[BEGIN Material for the task]

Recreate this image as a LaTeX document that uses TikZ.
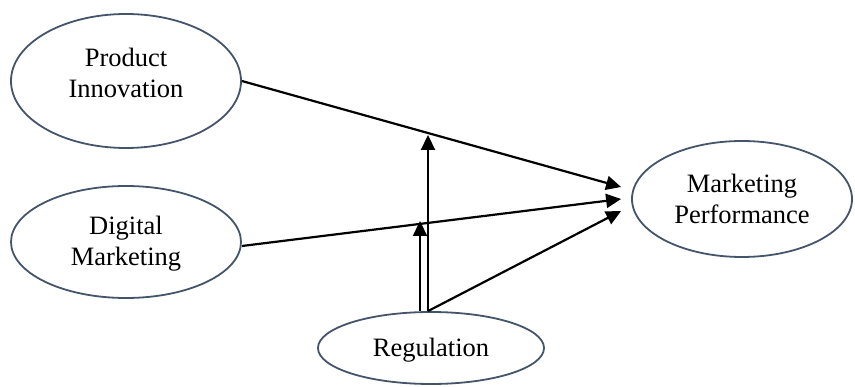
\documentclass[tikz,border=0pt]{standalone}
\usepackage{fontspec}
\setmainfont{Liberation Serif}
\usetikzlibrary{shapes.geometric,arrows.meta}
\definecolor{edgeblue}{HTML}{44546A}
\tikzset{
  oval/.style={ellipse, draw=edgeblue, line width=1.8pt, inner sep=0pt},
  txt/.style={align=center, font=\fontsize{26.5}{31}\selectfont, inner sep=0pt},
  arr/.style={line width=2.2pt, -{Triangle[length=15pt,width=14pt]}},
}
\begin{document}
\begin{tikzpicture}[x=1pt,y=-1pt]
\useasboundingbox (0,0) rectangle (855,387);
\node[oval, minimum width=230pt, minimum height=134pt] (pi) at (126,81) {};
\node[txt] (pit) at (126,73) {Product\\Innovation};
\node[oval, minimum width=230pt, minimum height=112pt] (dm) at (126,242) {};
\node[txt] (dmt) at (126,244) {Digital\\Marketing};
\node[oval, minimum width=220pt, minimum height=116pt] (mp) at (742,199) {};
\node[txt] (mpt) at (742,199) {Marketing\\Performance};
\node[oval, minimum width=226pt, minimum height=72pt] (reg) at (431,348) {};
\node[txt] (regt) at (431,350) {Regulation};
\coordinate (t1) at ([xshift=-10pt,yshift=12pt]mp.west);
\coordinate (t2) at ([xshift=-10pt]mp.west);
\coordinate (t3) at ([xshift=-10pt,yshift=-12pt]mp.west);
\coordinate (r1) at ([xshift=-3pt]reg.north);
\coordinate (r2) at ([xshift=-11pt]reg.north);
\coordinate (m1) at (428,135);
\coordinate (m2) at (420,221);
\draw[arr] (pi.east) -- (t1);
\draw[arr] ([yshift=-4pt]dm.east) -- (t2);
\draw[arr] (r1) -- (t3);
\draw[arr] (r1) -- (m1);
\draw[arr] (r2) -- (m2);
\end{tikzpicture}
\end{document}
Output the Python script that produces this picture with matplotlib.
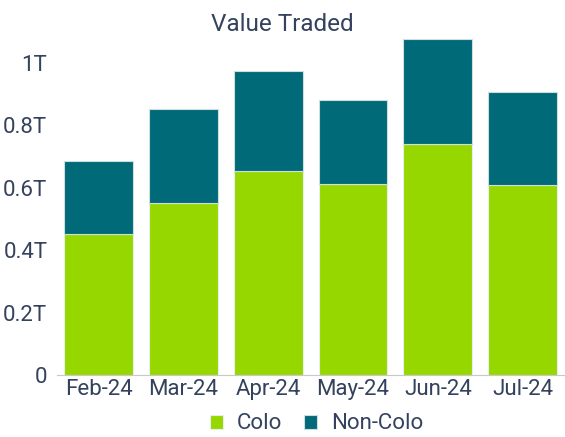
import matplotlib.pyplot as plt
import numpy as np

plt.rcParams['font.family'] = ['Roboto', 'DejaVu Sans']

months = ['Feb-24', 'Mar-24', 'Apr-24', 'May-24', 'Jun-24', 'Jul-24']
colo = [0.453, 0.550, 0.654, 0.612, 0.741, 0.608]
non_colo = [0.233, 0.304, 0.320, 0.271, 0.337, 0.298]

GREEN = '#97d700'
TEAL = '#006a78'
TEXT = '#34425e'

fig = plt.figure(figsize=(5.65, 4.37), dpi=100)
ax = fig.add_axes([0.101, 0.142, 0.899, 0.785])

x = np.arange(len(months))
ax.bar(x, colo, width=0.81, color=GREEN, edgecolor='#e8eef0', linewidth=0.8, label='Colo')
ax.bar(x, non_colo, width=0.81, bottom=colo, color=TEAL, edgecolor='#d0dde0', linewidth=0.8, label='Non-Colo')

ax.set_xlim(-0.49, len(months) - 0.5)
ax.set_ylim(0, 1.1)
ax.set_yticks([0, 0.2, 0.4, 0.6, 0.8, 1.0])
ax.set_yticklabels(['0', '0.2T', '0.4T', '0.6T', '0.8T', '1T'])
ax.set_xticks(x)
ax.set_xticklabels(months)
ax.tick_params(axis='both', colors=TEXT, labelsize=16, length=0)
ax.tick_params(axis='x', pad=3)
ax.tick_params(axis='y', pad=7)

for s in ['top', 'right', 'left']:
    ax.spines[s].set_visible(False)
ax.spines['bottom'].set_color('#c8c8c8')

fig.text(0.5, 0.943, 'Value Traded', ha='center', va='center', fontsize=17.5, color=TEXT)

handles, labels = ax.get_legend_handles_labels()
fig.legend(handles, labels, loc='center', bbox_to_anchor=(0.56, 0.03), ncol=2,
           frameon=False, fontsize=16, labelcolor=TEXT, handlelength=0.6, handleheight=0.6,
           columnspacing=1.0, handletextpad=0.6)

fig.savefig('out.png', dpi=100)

[END Material for the task]

> _Aim of the exercise_: Return each line from the material above exactly, but not the pictures.

> _Response to the exercise_:
Recreate this image as a LaTeX document that uses TikZ.
\documentclass[tikz,border=0pt]{standalone}
\usepackage{fontspec}
\setmainfont{Liberation Serif}
\usetikzlibrary{shapes.geometric,arrows.meta}
\definecolor{edgeblue}{HTML}{44546A}
\tikzset{
  oval/.style={ellipse, draw=edgeblue, line width=1.8pt, inner sep=0pt},
  txt/.style={align=center, font=\fontsize{26.5}{31}\selectfont, inner sep=0pt},
  arr/.style={line width=2.2pt, -{Triangle[length=15pt,width=14pt]}},
}
\begin{document}
\begin{tikzpicture}[x=1pt,y=-1pt]
\useasboundingbox (0,0) rectangle (855,387);
\node[oval, minimum width=230pt, minimum height=134pt] (pi) at (126,81) {};
\node[txt] (pit) at (126,73) {Product\\Innovation};
\node[oval, minimum width=230pt, minimum height=112pt] (dm) at (126,242) {};
\node[txt] (dmt) at (126,244) {Digital\\Marketing};
\node[oval, minimum width=220pt, minimum height=116pt] (mp) at (742,199) {};
\node[txt] (mpt) at (742,199) {Marketing\\Performance};
\node[oval, minimum width=226pt, minimum height=72pt] (reg) at (431,348) {};
\node[txt] (regt) at (431,350) {Regulation};
\coordinate (t1) at ([xshift=-10pt,yshift=12pt]mp.west);
\coordinate (t2) at ([xshift=-10pt]mp.west);
\coordinate (t3) at ([xshift=-10pt,yshift=-12pt]mp.west);
\coordinate (r1) at ([xshift=-3pt]reg.north);
\coordinate (r2) at ([xshift=-11pt]reg.north);
\coordinate (m1) at (428,135);
\coordinate (m2) at (420,221);
\draw[arr] (pi.east) -- (t1);
\draw[arr] ([yshift=-4pt]dm.east) -- (t2);
\draw[arr] (r1) -- (t3);
\draw[arr] (r1) -- (m1);
\draw[arr] (r2) -- (m2);
\end{tikzpicture}
\end{document}
Output the Python script that produces this picture with matplotlib.
import matplotlib.pyplot as plt
import numpy as np

plt.rcParams['font.family'] = ['Roboto', 'DejaVu Sans']

months = ['Feb-24', 'Mar-24', 'Apr-24', 'May-24', 'Jun-24', 'Jul-24']
colo = [0.453, 0.550, 0.654, 0.612, 0.741, 0.608]
non_colo = [0.233, 0.304, 0.320, 0.271, 0.337, 0.298]

GREEN = '#97d700'
TEAL = '#006a78'
TEXT = '#34425e'

fig = plt.figure(figsize=(5.65, 4.37), dpi=100)
ax = fig.add_axes([0.101, 0.142, 0.899, 0.785])

x = np.arange(len(months))
ax.bar(x, colo, width=0.81, color=GREEN, edgecolor='#e8eef0', linewidth=0.8, label='Colo')
ax.bar(x, non_colo, width=0.81, bottom=colo, color=TEAL, edgecolor='#d0dde0', linewidth=0.8, label='Non-Colo')

ax.set_xlim(-0.49, len(months) - 0.5)
ax.set_ylim(0, 1.1)
ax.set_yticks([0, 0.2, 0.4, 0.6, 0.8, 1.0])
ax.set_yticklabels(['0', '0.2T', '0.4T', '0.6T', '0.8T', '1T'])
ax.set_xticks(x)
ax.set_xticklabels(months)
ax.tick_params(axis='both', colors=TEXT, labelsize=16, length=0)
ax.tick_params(axis='x', pad=3)
ax.tick_params(axis='y', pad=7)

for s in ['top', 'right', 'left']:
    ax.spines[s].set_visible(False)
ax.spines['bottom'].set_color('#c8c8c8')

fig.text(0.5, 0.943, 'Value Traded', ha='center', va='center', fontsize=17.5, color=TEXT)

handles, labels = ax.get_legend_handles_labels()
fig.legend(handles, labels, loc='center', bbox_to_anchor=(0.56, 0.03), ncol=2,
           frameon=False, fontsize=16, labelcolor=TEXT, handlelength=0.6, handleheight=0.6,
           columnspacing=1.0, handletextpad=0.6)

fig.savefig('out.png', dpi=100)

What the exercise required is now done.